Rao also worked for the United Nations for seven years to build post- war Governance and Peace in Kosovo. He is currently directing and producing feature films in India. His feature directorial film is titled as Music School, with Ilaiyaraaja as composer.

==Career==
Policy Advisor to Government of Telangana

Papa Rao Biyyala joined the Telangana Government as the Policy Advisor in the rank of a Cabinet Minister in 2014 and continued to work for the government in the same position until 2019. He played a major role in all key policy initiatives of the new government of Telangana including the policy on investments which is named as “TSI Pass”.

Before Telangana was formed, Mr. Rao did strategic work to thrash out common positions of all Telangana political parties and lobbied with key political players in Delhi to achieve Telangana statehood.

United Nations

He joined the United Nations Mission in Kosovo (UNMIK) as Civil Affairs Officer in 1999 to pursue peace building in post conflict areas. As a part of this mission, he worked with the Orahovac municipality to protect the Serbian minorities in the area, immediately after the war when the angry Albanians were killings the Serbs. He successfully normalized the situation in a short period of time. United Nations then promoted him onto becoming the Principal International Officer in 2000 to set up and head the Ministry of Culture, Youth and Sports as part of Security Council mandate to develop Self- Governing institutions in Kosovo after the war.

In this 6-year tenure from 2000 to 2006, he spearheaded a reform programme of Sports Federations of Kosovo. This programme democratized the sports associations and organized several capacity building initiatives to enhance the transparent and efficient management of sports in Kosovo. He took up the case of Kosovo with International Olympic Committee for its recognition. Kosovo won its first Gold Medal in Rio Olympic Games in 2016.

Mr. Rao also had a unique opportunity in developing the Heritage Policy and legislation of Kosovo in the after math of destruction of about 100 mosques during the war and 100 churches in Post war times. He negotiated the most difficult agreement between Orthodox Serbian Church and Albanian Muslim dominated Kosovo government on restoration of damaged cultural properties. This arrangement is still working even after Kosovo got its Independence. During this time, UNESCO nominated two monuments from Kosovo as World Heritage Sites.

Indian Administrative Service

Joined Indian Administrative Service (IAS), the premier civil service of the country in 1982. He served in many important positions like the Deputy Commissioner of Jorhat District (1991-1993) and the Home Secretary of Assam (1994-1997).
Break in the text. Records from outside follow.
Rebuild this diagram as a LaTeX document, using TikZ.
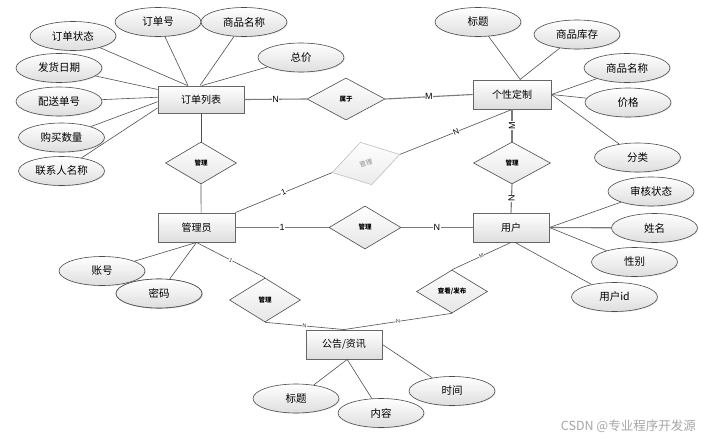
\documentclass[tikz,border=0pt]{standalone}
\usepackage{fontspec}
\setmainfont{Noto Sans CJK SC}
\newfontfamily\labfont{Liberation Sans}
\usetikzlibrary{shapes.geometric,shadows}
\definecolor{edgec}{HTML}{505050}
\definecolor{relc}{HTML}{7A7A7A}
\begin{document}
\begin{tikzpicture}[x=1pt,y=-1pt,
  ent/.style={draw=black!60, line width=0.9pt, rectangle, minimum width=77pt, minimum height=29pt,
    inner sep=0pt, top color=white, bottom color=black!13, font=\fontsize{10}{12}\selectfont,
    drop shadow={shadow xshift=1pt, shadow yshift=-1pt, opacity=0.3}},
  attr/.style={draw=black!70, line width=0.6pt, ellipse, minimum width=86pt, minimum height=29pt,
    inner sep=0pt, top color=white, bottom color=black!13, font=\fontsize{10.5}{12}\selectfont,
    drop shadow={shadow xshift=0.8pt, shadow yshift=-0.8pt, opacity=0.2}},
  rel/.style={draw=black!70, line width=0.6pt, diamond, aspect=1.7, minimum width=72pt, minimum height=42pt,
    inner sep=0pt, top color=white, bottom color=black!10, font=\fontsize{6.5}{8}\selectfont\bfseries},
  grel/.style={draw=black!25, line width=0.6pt, diamond, aspect=1.6, minimum width=70pt, minimum height=44pt,
    inner sep=0pt, top color=white, bottom color=black!8, text=black!45, font=\fontsize{6.5}{8}\selectfont},
  aline/.style={draw=edgec, line width=0.6pt},
  rline/.style={draw=relc, line width=1.1pt},
  lab/.style={fill=white, inner sep=0.6pt, font=\labfont\fontsize{9}{10}\selectfont, text=black},
  mlab/.style={fill=white, inner sep=0.5pt, font=\labfont\fontsize{8}{9}\selectfont, text=black},
  slab/.style={fill=white, inner sep=0.3pt, font=\labfont\fontsize{5.5}{6}\selectfont, text=black!80}
]
\useasboundingbox[fill=white] (0,0) rectangle (705,439);

% entities
\node[ent, minimum width=86pt, minimum height=27pt] (OL) at (201,99.5) {订单列表};
\node[ent, minimum width=78pt] (GX) at (512,94.5) {个性定制};
\node[ent] (GLY) at (196.5,227.5) {管理员};
\node[ent, minimum width=76pt] (YH) at (511,227.5) {用户};
\node[ent, minimum width=76pt] (GG) at (344,344.5) {公告/资讯};

% relationships
\node[rel, minimum width=78pt, aspect=1.85] (SY) at (346,99) {属于};
\node[rel, minimum width=71pt] (GLa) at (201,163) {管理};
\node[grel, rotate=15] (GLg) at (366,163.5) {管理};
\node[rel, minimum width=77pt, aspect=1.85] (GLr) at (512,163) {管理};
\node[rel, minimum height=43pt] (GLm) at (365,227.5) {管理};
\node[rel, minimum width=71pt, minimum height=44pt] (GLb) at (265,300) {管理};
\node[rel, minimum width=71pt, minimum height=43pt] (CK) at (452,291.5) {查看/发布};

% attributes of 订单列表
\node[attr] (A1) at (73,36) {订单状态};
\node[attr] (A2) at (158,22) {订单号};
\node[attr] (A3) at (244,22) {商品名称};
\node[attr] (A4) at (301,57.5) {总价};
\node[attr] (A5) at (59,68) {发货日期};
\node[attr] (A6) at (59,101.5) {配送单号};
\node[attr] (A7) at (61.5,137.5) {购买数量};
\node[attr] (A8) at (61.5,171) {联系人名称};
% attributes of 个性定制
\node[attr] (B1) at (478,22) {标题};
\node[attr] (B2) at (577,34.5) {商品库存};
\node[attr] (B3) at (627,68) {商品名称};
\node[attr] (B4) at (628,102.5) {价格};
\node[attr] (B5) at (637.5,157.5) {分类};
% attributes of 用户
\node[attr] (C1) at (651,191.5) {审核状态};
\node[attr] (C2) at (654.5,228) {姓名};
\node[attr] (C3) at (634.5,262) {性别};
\node[attr] (C4) at (614.5,297) {用户id};
% attributes of 管理员
\node[attr] (D1) at (102,271) {账号};
\node[attr] (D2) at (159,293.5) {密码};
% attributes of 公告/资讯
\node[attr] (E1) at (296,398.5) {标题};
\node[attr] (E2) at (381,413) {内容};
\node[attr] (E3) at (452,391) {时间};

% attribute lines
\draw[aline] (A1) -- (OL.134);
\draw[aline] (A2) -- (OL.133);
\draw[aline] (A3) -- (OL.94);
\draw[aline] (A4) -- (OL.86);
\draw[aline] (A5) -- (OL.167);
\draw[aline] (A6) -- (OL.177);
\draw[aline] (A7) -- (OL.183);
\draw[aline] (A8) -- (OL.191);
\draw[aline] (B1) -- (GX.61);
\draw[aline] (B2) -- (GX.62);
\draw[aline] (B3) -- (GX.east);
\draw[aline] (B4) -- (GX.east);
\draw[aline] (B5) -- (GX.east);
\draw[aline] (C1) -- (YH.east);
\draw[rline] (C2) -- (YH.east);
\draw[aline] (C3) -- (YH.east);
\draw[aline] (C4) -- (YH.285);
\draw[aline] (D1) -- (GLY.south);
\draw[aline] (D2) -- (GLY.south);
\draw[aline] (E1) -- (GG.282);
\draw[aline] (E2) -- (GG.282);
\draw[aline] (E3) -- (GG.east);

% relationship lines
\draw[rline] (OL.east) -- node[lab]{N} (SY.west);
\draw[rline] (SY.east) -- node[lab]{M} (GX.west);
\draw[aline] (OL.south) -- (GLa.north);
\draw[aline] (GLa.south) -- (GLY.73);
\draw[aline] (GLY.north east) -- node[mlab, sloped]{1} (GLg.west);
\draw[aline] (GLg.east) -- node[mlab, sloped]{N} (GX.south);
\draw[rline] (GX.south) -- node[lab, rotate=90]{M} (GLr.north);
\draw[rline] (GLr.south) -- node[lab, rotate=90]{N} (YH.north);
\draw[rline] (GLY.east) -- node[lab]{1} (GLm.west);
\draw[rline] (GLm.east) -- node[lab]{N} (YH.west);
\draw[aline] (GLY.south) -- node[slab, sloped]{1} (GLb.north);
\draw[aline] (GLb.south) -- node[slab, sloped]{N} (GG.north);
\draw[aline] (YH.south) -- node[slab, sloped]{M} (CK.north);
\draw[aline] (CK.south) -- node[slab, sloped]{N} (GG.north);

% redraw overlapping attribute on top
\node[attr] at (D2) {密码};

% watermark
\node[anchor=east, text=black!35, font=\fontsize{12.5}{14}\selectfont, inner sep=0pt] (WM) at (696,426) {CSDN @专业程序开发源};
\end{tikzpicture}
\end{document}
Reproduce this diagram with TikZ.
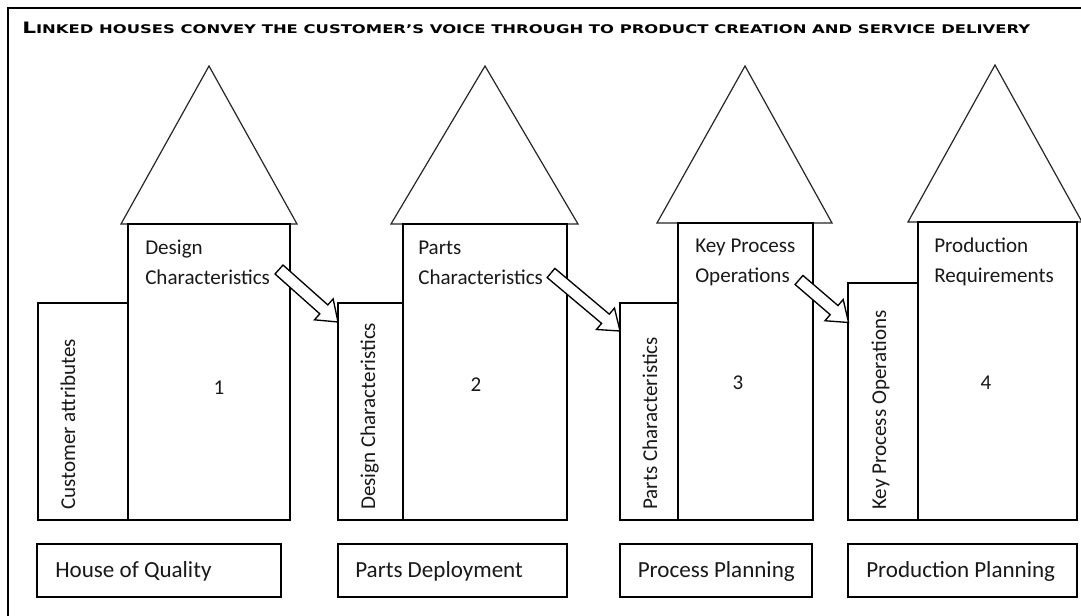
\documentclass[tikz,border=0pt]{standalone}
\usepackage{fontspec}
\setmainfont{Carlito}
\newfontfamily\ttlfont{DejaVu Sans}
\usetikzlibrary{calc}
\newcommand\blockarr[3]{%
  \coordinate (#3) at ($(#2)!14.25pt!(#1)$);
  \draw[blockarrow] ($(#1)!4.5pt!90:(#2)$) -- ($(#3)!4.5pt!-90:(#1)$)
    -- ($(#3)!10.5pt!-90:(#1)$) -- (#2) -- ($(#3)!10.5pt!90:(#1)$)
    -- ($(#3)!4.5pt!90:(#1)$) -- ($(#1)!4.5pt!-90:(#2)$) -- cycle;}
\begin{document}
\begin{tikzpicture}[x=0.75pt,y=-0.75pt,
  box/.style={draw=black, line width=1.5pt, fill=white},
  roof/.style={draw=black!85, line width=0.9pt, fill=white},
  lbl/.style={font=\fontsize{15.8}{19}\selectfont, inner sep=0pt, anchor=base west, text=black!90},
  biglbl/.style={lbl, font=\fontsize{17.3}{20}\selectfont},
  vlbl/.style={lbl, rotate=90},
  num/.style={font=\fontsize{15.8}{19}\selectfont, inner sep=0pt, anchor=base, text=black!90},
  blockarrow/.style={draw=black, line width=1pt, fill=white, line join=miter}
]
\useasboundingbox (0,0) rectangle (1081,616);
\fill[white] (0,0) rectangle (1081,616);
\draw[line width=1.5pt] (8,616) -- (8,8) -- (1081,8);

\node[inner sep=0pt, anchor=base west] (title) at (22,34)
  {\resizebox{756pt}{8.6pt}{\ttlfont\bfseries{\fontsize{12}{12}\selectfont L}{\fontsize{9.1}{9.1}\selectfont INKED HOUSES CONVEY THE CUSTOMER’S VOICE THROUGH TO PRODUCT CREATION AND SERVICE DELIVERY}}};

% House 1
\draw[roof] (121,224) -- (209,66) -- (297,224) -- cycle;
\draw[box] (38,303) rectangle (128,520);
\draw[box] (128,224) rectangle (290,520);
% House 2
\draw[roof] (391,224) -- (485,66) -- (578,224) -- cycle;
\draw[box] (338,303) rectangle (403,520);
\draw[box] (403,224) rectangle (567,520);
% House 3
\draw[roof] (657,223) -- (745,66) -- (832,223) -- cycle;
\draw[box] (620,303) rectangle (678,520);
\draw[box] (678,223) rectangle (813,520);
% House 4
\draw[roof] (908,222) -- (995,65) -- (1082,222) -- cycle;
\draw[box] (848,283) rectangle (918,520);
\draw[box] (918,222) rectangle (1077,520);

% texts in main boxes
\node[lbl] (d1a) at (145,255) {Design};
\node[lbl] (d1b) at (145,285) {Characteristics};
\node[lbl] (d2a) at (418,255) {Parts};
\node[lbl] (d2b) at (418,285) {Characteristics};
\node[lbl] (d3a) at (695,252.7) {Key Process};
\node[lbl] (d3b) at (695,282.7) {Operations};
\node[lbl] (d4a) at (934,252.7) {Production};
\node[lbl] (d4b) at (934,282.7) {Requirements};

\node[num] (n1) at (219,394.5) {1};
\node[num] (n2) at (476,391.5) {2};
\node[num] (n3) at (738,389.5) {3};
\node[num] (n4) at (986,389.5) {4};

% rotated texts
\node[vlbl] (v1) at (75,510) {Customer attributes};
\node[vlbl] (v2) at (375,510) {Design Characteristics};
\node[vlbl] (v3) at (657,510) {Parts Characteristics};
\node[vlbl] (v4) at (886,510) {Key Process Operations};

% block arrows
\coordinate (t1) at (279,269.5); \coordinate (h1) at (338,322);
\coordinate (t2) at (551,273);   \coordinate (h2) at (620,331);
\coordinate (t3) at (799,280);   \coordinate (h3) at (848.5,322.5);
\blockarr{t1}{h1}{b1}
\blockarr{t2}{h2}{b2}
\blockarr{t3}{h3}{b3}

% bottom label boxes
\draw[box] (37,544) rectangle (281,597);
\draw[box] (338,544) rectangle (567,597);
\draw[box] (620,544) rectangle (812,597);
\draw[box] (848,544) rectangle (1077,597);
\node[biglbl] (p1) at (55,577.5) {House of Quality};
\node[biglbl] (p2) at (355,577.5) {Parts Deployment};
\node[biglbl] (p3) at (637.5,577.5) {Process Planning};
\node[biglbl] (p4) at (866,577.5) {Production Planning};
\end{tikzpicture}
\end{document}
As the Deputy Commissioner of Jorhat District, he was responsible for the overall civil administration and governance of the district with a population of about 1 million. He coordinated the police and military forces at the district level in their operations against militants by constantly monitoring them to ensure protection of human rights. In 1992, he also helped the rehabilitation of about 500 families whose houses were washed away by river erosion, with an integrated approach of providing land, house building allowance, creation of infrastructure like roads, school, water and electricity creating a new village in a record time of nine months.

While he was the Home Secretary of Assam, Mr. Rao analyzed intelligence reports of the insurgency ridden state every day and advised the Chief Minister on policy and strategy of prevention of outbreak of violence and maintaining public order. They also implemented a statewide demobilization and rehabilitation program for the ex-combatants of United Liberation of Front of Assam (ULFA), Bodo Liberation Tigers (BLTF) and other militants’ groups, which provided surrender of weapons and a package of training and financing of self-employment. About 10000 ex combatants were demolished with surrender of weapons and majority of them were rehabilitated through self-employment during this period. Mr. Rao took a voluntary retirement from Indian Administrative Service in 2005 to continue his career in peace building in post conflict areas.

Sports Administrator and Reformist

Papa Rao Biyyala commonly known as Mr. B.V.P Rao among the sports industry was a sports person himself who participated in over half a dozen sports in school and college days. He also represented India in Equestrian sport. He was in the Indian Tent Pegging Team for 5 years from 1985 to 1990.

Mr. Rao worked for Sports Authority of India for five years from 1984 to 1989 during which he had conceived and implemented a major talent hunt programme called “Special Area Games” through which raw sport talent from remote and tribal areas of the country were identified and nurtured. The scheme is one of the most successful talent identifications and nurturing programmes of India, which produced several Olympians including ace archer Limba Ram. This scheme is the most successful programme of Sports Authority of India in the last three decades. His work was embodied in a film called “Quest for Gold” which was made by a Mumbai based private company called Professional Management Group. It was one of the first film that a private company made a six-part serial and telecasted on a government scheme/work.

He further did a Post Graduate Diploma in Olympic Studies at the International Olympic Academy, Greece. Through this course, he specialized in Olympics Bid Analysis.
Mr. Rao along with several Olympians formed an NGO called Clean Sports India to bring transparency and accountability in Sports Associations by engaging former sports persons. This NGO also aims to promote drug free sports.